Philip A. Payton Jr. created a real estate business which managed the houses of black tenants. Soon he began to buy homes and formed the Afro-American Realty Company. The goal was to purchase property throughout the area to be inhabited and owned by blacks. Eventually, white Americans had been replaced in the region. The stage was being set perfect for the creative New Negro movement to transpire.
Payton knew that better housing conditions for African Americans would foster more self-respect within the community. Naturally, he had to work shrewdly among whites who doubted his ability. Through his ambitions, Payton had been evicted multiple times. Though despite his own financial hardships, he sought to change the district one black family at a time. Harlem would become a center for receptive African Americans.

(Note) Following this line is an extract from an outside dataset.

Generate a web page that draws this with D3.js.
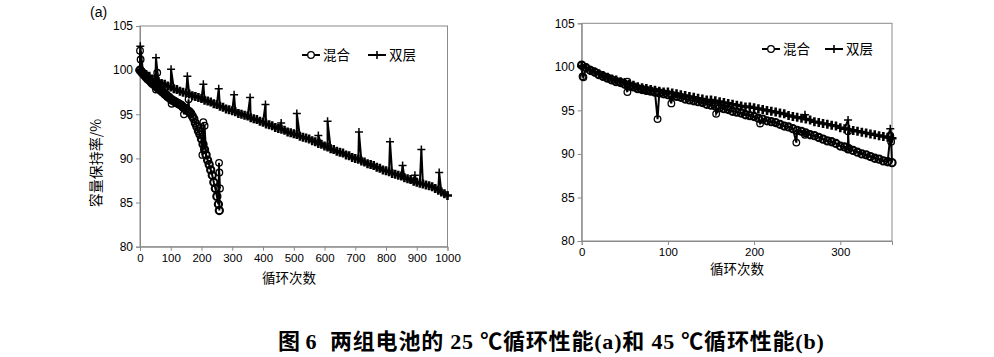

Various African American and African Caribbean investors purchased real estate in Harlem, supporting the growing population of blacks in positions where they could be more respected in society.
Among flourishing northern occupations, many black Americans moved north for a preferable urban life. Harlem, New York became abundant with African Americans where skin color was met with tolerance and unfamiliar sentiments could flourish.
The Harlem Renaissance helped blacks to set a higher standard for themselves as a group of people. Where Payton's friends merely criticized his ambitions, none thought he could succeed. What were once seen as shortcomings of being of African descent became a tool of empowerment for all within the community who saw themselves in a new light. In Harlem, the seeds of culture were free to bloom for the whole country to behold: newfound confidence for all.